Material for the task:
>>>>>

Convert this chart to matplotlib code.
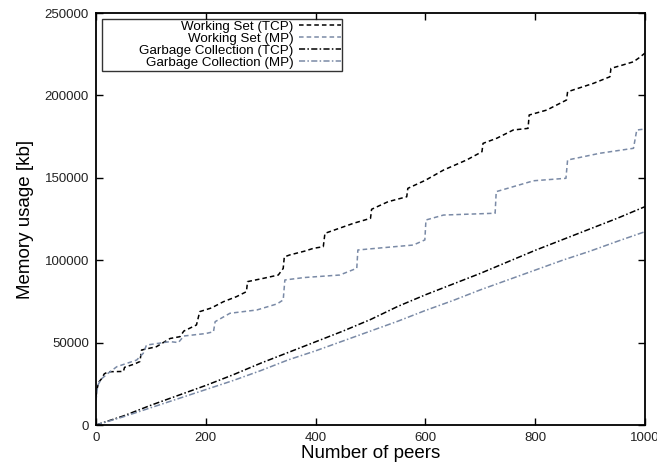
import matplotlib
matplotlib.use("Agg")
import matplotlib.pyplot as plt

plt.rcParams['font.family'] = ['Liberation Sans', 'DejaVu Sans']

ws_tcp_x = [0, 2, 5, 10, 15, 22, 50, 52, 70, 80, 83, 110, 135, 153, 160, 183, 189, 210, 232, 256,
            274, 276, 305, 332, 341, 343, 353, 380, 396, 414, 417, 440, 470, 500, 502, 532, 566,
            568, 600, 633, 675, 703, 705, 730, 760, 787, 789, 821, 857, 859, 880, 906, 936, 938,
            960, 979, 990, 1000]
ws_tcp_y = [17000, 22000, 26000, 28000, 31000, 32300, 32500, 35000, 37000, 38500, 45500, 47500,
            52500, 53600, 57000, 60700, 68800, 71000, 74800, 77900, 80900, 87000, 89000, 91000,
            95000, 102000, 103200, 105500, 107200, 108200, 116300, 119000, 122500, 125400, 130900,
            135500, 138500, 143600, 148500, 154700, 160800, 165800, 170900, 174000, 179000, 180000,
            188100, 191100, 197200, 202200, 204500, 207300, 211300, 216400, 218500, 220400, 223000,
            225700]

ws_mp_x = [0, 3, 10, 22, 38, 74, 86, 92, 135, 150, 160, 200, 214, 217, 244, 293, 330, 341, 344,
           380, 444, 475, 477, 520, 578, 599, 601, 633, 727, 729, 797, 856, 859, 918, 979, 985, 1000]
ws_mp_y = [15000, 24000, 28000, 31400, 35400, 39400, 43500, 48500, 50600, 50000, 54000, 55500,
           56600, 62700, 67800, 69800, 73500, 75900, 88000, 89500, 91000, 95100, 106200, 107500,
           109200, 112300, 124400, 127400, 128500, 141600, 148200, 149700, 160800, 164900, 167900,
           179000, 179600]

gc_x = [0, 50, 100, 150, 200, 250, 300, 350, 400, 450, 500, 550, 600, 650, 700, 750, 800, 850,
        900, 950, 1000]
gc_tcp_y = [0, 5500, 12000, 18000, 24000, 30500, 37500, 44000, 50500, 57000, 64000, 72000, 79000,
            85500, 92000, 99000, 106000, 112500, 119000, 125500, 132500]
gc_mp_y = [0, 5000, 10500, 16000, 21500, 27000, 33000, 39500, 45000, 51000, 57000, 63000, 69500,
           75500, 82000, 88000, 94000, 100000, 105500, 111500, 117300]

labels = ["Working Set (TCP)", "Working Set (MP)", "Garbage Collection (TCP)",
          "Garbage Collection (MP)"]
xticks = [0, 200, 400, 600, 800, 1000]
yticks = [0, 50000, 100000, 150000, 200000, 250000]

blue = '#7a8aa6'
fig = plt.figure(figsize=(6.57, 4.68), dpi=100)
ax = fig.add_axes([96 / 657, 43 / 468, 549 / 657, 412 / 468])

ax.plot(ws_tcp_x, ws_tcp_y, color='black', lw=1.1, dashes=(3, 2), label=labels[0])
ax.plot(ws_mp_x, ws_mp_y, color=blue, lw=1.1, dashes=(3, 2), label=labels[1])
ax.plot(gc_x, gc_tcp_y, color='black', lw=1.1, dashes=(4, 1.5, 1, 1.5), label=labels[2])
ax.plot(gc_x, gc_mp_y, color=blue, lw=1.1, dashes=(4, 1.5, 1, 1.5), label=labels[3])

ax.set_xlim(0, 1000)
ax.set_ylim(0, 250000)
ax.set_xticks(xticks)
ax.set_yticks(yticks)
ax.set_xticklabels([str(t) for t in xticks])
ax.set_yticklabels([str(t) for t in yticks])
ax.tick_params(direction='in', length=5, width=1, top=True, right=True, labelsize=9.5,
               pad=5, colors='black', labelcolor='#222222')
for s in ax.spines.values():
    s.set_linewidth(1.3)

ax.set_xlabel("Number of peers", fontsize=13.5, labelpad=1)
ax.set_ylabel("Memory usage [kb]", fontsize=13.5, labelpad=8)

leg = ax.legend(loc='upper left', bbox_to_anchor=(6 / 549, 1 - 6 / 412), markerfirst=False,
                fontsize=9.6, frameon=True, fancybox=False, edgecolor='black',
                borderpad=0.12, labelspacing=-0.02, handlelength=3.1, handletextpad=0.45,
                borderaxespad=0)
leg.get_frame().set_linewidth(1.0)
for col in leg._legend_handle_box.get_children():
    col.align = "right"
    col.width = 237

fig.savefig("out.png", dpi=100)
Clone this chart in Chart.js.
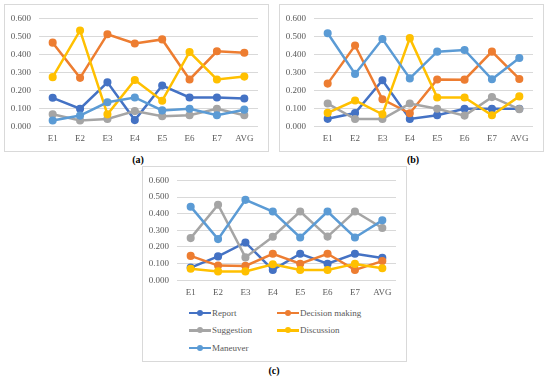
<!DOCTYPE html>
<html>
<head>
<meta charset="utf-8">
<script src="https://cdn.jsdelivr.net/npm/chart.js@4.4.1/dist/chart.umd.min.js"></script>
<style>
  html,body{margin:0;padding:0;background:#fff;}
  body{width:550px;height:378px;position:relative;overflow:hidden;font-family:"Liberation Serif",serif;}
  .frame{position:absolute;border:1px solid #d9d9d9;box-sizing:border-box;}
  .cv{position:absolute;}
  .cap{position:absolute;font-weight:bold;font-size:10px;color:#000;transform:translate(-50%,-50%);white-space:nowrap;}
  .leg{position:absolute;font-size:9px;color:#595959;white-space:nowrap;display:flex;align-items:center;transform:translateY(-50%);}
  .sym{position:relative;width:22px;height:12px;margin-right:1px;}
  .sym .ln{position:absolute;left:0;right:0;top:5px;height:2.5px;}
  .sym .dt{position:absolute;left:8px;top:3px;width:6px;height:6px;border-radius:50%;}
</style>
</head>
<body>
<div class="frame" style="left:4px;top:4px;width:265px;height:148px;"></div>
<div class="frame" style="left:279px;top:4px;width:265px;height:148px;"></div>
<div class="frame" style="left:142px;top:166px;width:265px;height:196px;"></div>
<div class="cv" style="left:5px;top:5px;width:263px;height:146px;"><canvas id="ca"></canvas></div>
<div class="cv" style="left:280px;top:5px;width:263px;height:146px;"><canvas id="cb"></canvas></div>
<div class="cv" style="left:143px;top:167px;width:263px;height:138px;"><canvas id="cc"></canvas></div>
<div class="cap" style="left:138px;top:159px;">(a)</div>
<div class="cap" style="left:413px;top:159px;">(b)</div>
<div class="cap" style="left:274px;top:370px;">(c)</div>
<div id="legend"></div>
<script>
const categories = ['E1','E2','E3','E4','E5','E6','E7','AVG'];
const seriesNames = ['Report','Decision making','Suggestion','Discussion','Maneuver'];
const seriesColors = ['#4472C4','#ED7D31','#A5A5A5','#FFC000','#5B9BD5'];
const yMin = 0, yMax = 0.6, yStep = 0.1;

const aReport     = [0.158,0.097,0.244,0.034,0.226,0.160,0.160,0.154];
const aDecision   = [0.465,0.269,0.512,0.460,0.483,0.260,0.417,0.409];
const aSuggestion = [0.066,0.032,0.040,0.084,0.056,0.061,0.097,0.061];
const aDiscussion = [0.273,0.533,0.066,0.257,0.142,0.413,0.260,0.276];
const aManeuver   = [0.032,0.059,0.133,0.160,0.088,0.097,0.061,0.092];

const bReport     = [0.041,0.073,0.256,0.040,0.061,0.097,0.097,0.097];
const bDecision   = [0.237,0.449,0.150,0.072,0.260,0.259,0.415,0.263];
const bSuggestion = [0.126,0.040,0.040,0.126,0.097,0.059,0.162,0.095];
const bDiscussion = [0.074,0.143,0.066,0.490,0.160,0.160,0.061,0.166];
const bManeuver   = [0.517,0.291,0.485,0.266,0.415,0.424,0.261,0.380];

const cReport     = [0.076,0.143,0.227,0.062,0.159,0.099,0.159,0.134];
const cDecision   = [0.146,0.088,0.086,0.159,0.099,0.159,0.062,0.115];
const cSuggestion = [0.253,0.454,0.137,0.261,0.413,0.262,0.413,0.314];
const cDiscussion = [0.069,0.053,0.053,0.096,0.061,0.061,0.098,0.072];
const cManeuver   = [0.442,0.247,0.483,0.413,0.257,0.413,0.257,0.360];

const FONT = "'Liberation Serif', serif";
const TXT = '#595959';

function makeChart(id, seriesList, padTop, padBottom) {
  const datasets = seriesList.map((d, i) => ({
    label: seriesNames[i],
    data: d,
    borderColor: seriesColors[i],
    backgroundColor: seriesColors[i],
    pointBackgroundColor: seriesColors[i],
    pointBorderColor: seriesColors[i],
    borderWidth: 2.5,
    pointRadius: 2.8,
    pointHoverRadius: 2.8,
    tension: 0,
    order: seriesList.length - i
  }));
  return new Chart(document.getElementById(id), {
    type: 'line',
    data: { labels: categories, datasets },
    options: {
      responsive: true,
      maintainAspectRatio: false,
      animation: false,
      events: [],
      layout: { padding: { left: 0, right: 10, top: padTop, bottom: padBottom } },
      plugins: { legend: { display: false }, tooltip: { enabled: false } },
      scales: {
        x: {
          type: 'category',
          offset: true,
          grid: { display: false, drawTicks: false },
          border: { display: false },
          ticks: { color: TXT, font: { family: FONT, size: 9 }, padding: 7, maxRotation: 0, autoSkip: false }
        },
        y: {
          min: yMin, max: yMax,
          afterFit: s => { s.width = 34; },
          grid: { color: '#d9d9d9', lineWidth: 1, drawTicks: false },
          border: { display: false },
          ticks: { stepSize: yStep, color: TXT, font: { family: FONT, size: 9 }, padding: 8,
                   callback: v => Number(v).toFixed(3) }
        }
      }
    }
  });
}

makeChart('ca', [aReport,aDecision,aSuggestion,aDiscussion,aManeuver], 10, 0);
makeChart('cb', [bReport,bDecision,bSuggestion,bDiscussion,bManeuver], 10, 0);
makeChart('cc', [cReport,cDecision,cSuggestion,cDiscussion,cManeuver], 9, 0);

// Legend for (c)
const legPos = [[189,312.7],[277,312.7],[189,330],[277,330],[189,347.7]];
const leg = document.getElementById('legend');
seriesNames.forEach((n, i) => {
  const el = document.createElement('div');
  el.className = 'leg';
  el.style.left = legPos[i][0] + 'px';
  el.style.top = legPos[i][1] + 'px';
  el.innerHTML = '<div class="sym"><div class="ln" style="background:' + seriesColors[i] + '"></div><div class="dt" style="background:' + seriesColors[i] + '"></div></div><span>' + n + '</span>';
  leg.appendChild(el);
});
</script>
</body>
</html>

<<<<<

Output the records above as they stand, from the first line to the line with "yticks = [0, 50000, 100000, 150000, 200000, 250000]", inclusive, and exclude the pictures.

Convert this chart to matplotlib code.
import matplotlib
matplotlib.use("Agg")
import matplotlib.pyplot as plt

plt.rcParams['font.family'] = ['Liberation Sans', 'DejaVu Sans']

ws_tcp_x = [0, 2, 5, 10, 15, 22, 50, 52, 70, 80, 83, 110, 135, 153, 160, 183, 189, 210, 232, 256,
            274, 276, 305, 332, 341, 343, 353, 380, 396, 414, 417, 440, 470, 500, 502, 532, 566,
            568, 600, 633, 675, 703, 705, 730, 760, 787, 789, 821, 857, 859, 880, 906, 936, 938,
            960, 979, 990, 1000]
ws_tcp_y = [17000, 22000, 26000, 28000, 31000, 32300, 32500, 35000, 37000, 38500, 45500, 47500,
            52500, 53600, 57000, 60700, 68800, 71000, 74800, 77900, 80900, 87000, 89000, 91000,
            95000, 102000, 103200, 105500, 107200, 108200, 116300, 119000, 122500, 125400, 130900,
            135500, 138500, 143600, 148500, 154700, 160800, 165800, 170900, 174000, 179000, 180000,
            188100, 191100, 197200, 202200, 204500, 207300, 211300, 216400, 218500, 220400, 223000,
            225700]

ws_mp_x = [0, 3, 10, 22, 38, 74, 86, 92, 135, 150, 160, 200, 214, 217, 244, 293, 330, 341, 344,
           380, 444, 475, 477, 520, 578, 599, 601, 633, 727, 729, 797, 856, 859, 918, 979, 985, 1000]
ws_mp_y = [15000, 24000, 28000, 31400, 35400, 39400, 43500, 48500, 50600, 50000, 54000, 55500,
           56600, 62700, 67800, 69800, 73500, 75900, 88000, 89500, 91000, 95100, 106200, 107500,
           109200, 112300, 124400, 127400, 128500, 141600, 148200, 149700, 160800, 164900, 167900,
           179000, 179600]

gc_x = [0, 50, 100, 150, 200, 250, 300, 350, 400, 450, 500, 550, 600, 650, 700, 750, 800, 850,
        900, 950, 1000]
gc_tcp_y = [0, 5500, 12000, 18000, 24000, 30500, 37500, 44000, 50500, 57000, 64000, 72000, 79000,
            85500, 92000, 99000, 106000, 112500, 119000, 125500, 132500]
gc_mp_y = [0, 5000, 10500, 16000, 21500, 27000, 33000, 39500, 45000, 51000, 57000, 63000, 69500,
           75500, 82000, 88000, 94000, 100000, 105500, 111500, 117300]

labels = ["Working Set (TCP)", "Working Set (MP)", "Garbage Collection (TCP)",
          "Garbage Collection (MP)"]
xticks = [0, 200, 400, 600, 800, 1000]
yticks = [0, 50000, 100000, 150000, 200000, 250000]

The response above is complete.